I finance my music through any extra made through selling handicrafts, and hard work in the fields when I have to. I have taken up a machete and a hoe, and I have also been a coffee picker. I do whatever it takes to pursue my dream.
BOGOTÁ, Colombia—I dream of making music and expressing myself for a living. However, as a displaced person, I must instead make money however I can to support my family first.
Where I am from, Pueblo Rico in the department of Risaralda, violence and poverty make it extremely difficult to get a job. Many of us fled to Bogotá and other cities as a result.
I am an Embera Chamí indigenous person. Though I was born in Pueblo Rico, I and my entire family—six brothers, five sisters and our parents—all currently live in the National Park in Bogotá. I also have two young daughters; they used to live here with me, but they left in December to live with their mother back in Risaralda. I work to support them.
The distance from my daughters is nine hours by car; I have to be apart for them for months at a time to save something up and return home.
If I could dedicate myself to singing all my life, I would. However, living as I do, resources to support my career are hard to come by.
I spend a big chunk of my time creating handicrafts, which I sell to passersby on the street. I work to provide for my family and cover their needs, to put food in their mouths. On a good day, I can sell between $100,000 and $300,000 Colombian pesos (between $25 and $75 USD) worth of handicrafts. On a bad day, it can be as little as $8,000 pesos ($2 USD) or nothing at all.
Initially, I only learned how to make bracelets, but then my wife taught me how to weave necklaces and earrings as well. I like the work because it allows me to go at my own pace, pay for food, support my family and, occasionally, produce my music.
I have loved singing since I was very young. I used to mess around making music with friends, and I started listening to reggaeton. However, I also really like ballads and romantic music; I even liked to dedicate those songs to my girlfriends.

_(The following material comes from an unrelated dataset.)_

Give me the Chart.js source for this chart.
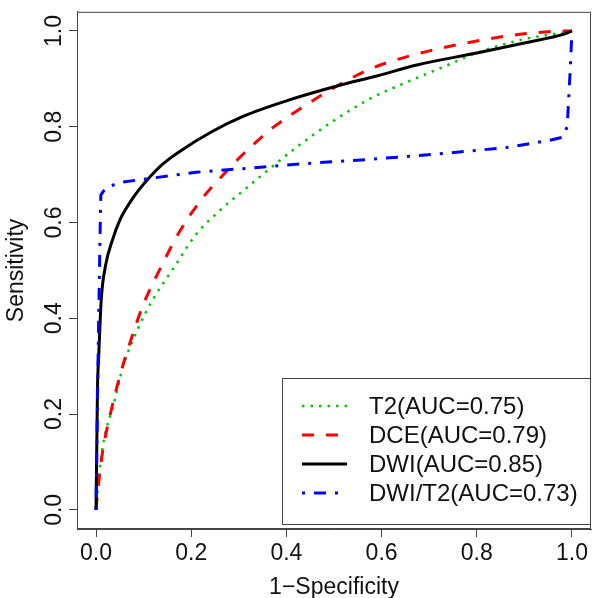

The first song I composed, I dedicated it to my wife. When we were newlyweds on our honeymoon, I wrote “Sin ti,” a combination of a ballad with reggaeton.
My songs come from my own hard work; I sing a romantic reggaeton, sometimes mixed with hip hop or rap. I compose and produce them myself in my indigenous tongue. I also love to perform live, but it takes contacts and support to do that regularly.
It costs a minimum of $800,000 pesos ($195 USD) to produce a basic video, but a video with more production value costs $1,500,000 ($367 USD). I finance my music through any extra made through selling handicrafts, and hard work in the fields when I have to. I have taken up a machete and a hoe, and I have also been a coffee picker. I do whatever it takes to pursue my dream.
Though my life as a displaced person is difficult in many ways, I really like Bogotá. My prospects are better in the city. Here, I can easily go to the studio and record if I have the funds. In my hometown, the local radio stations are supportive and sometimes air my songs and invite me to events, which is wonderful. However, recording a song can take up to a year there. it can take up to a year to record a song.
Before arriving at the National Park, I already lived in Bogotá, and I spent my time between the city and Risaralda. Going back there is scary and unsettling, so much so that some decide never to return. For some, their homes and farms have been completely destroyed and they can never return; that is why they ask for relocation to Bogotá, with decent conditions.
As for me, I will continue living my life the city and hope for better conditions. I dream of continuing recording songs and setting my life journey—of working in the fields, my effort to support my family, the story of my siblings who passed away—to music for all to hear.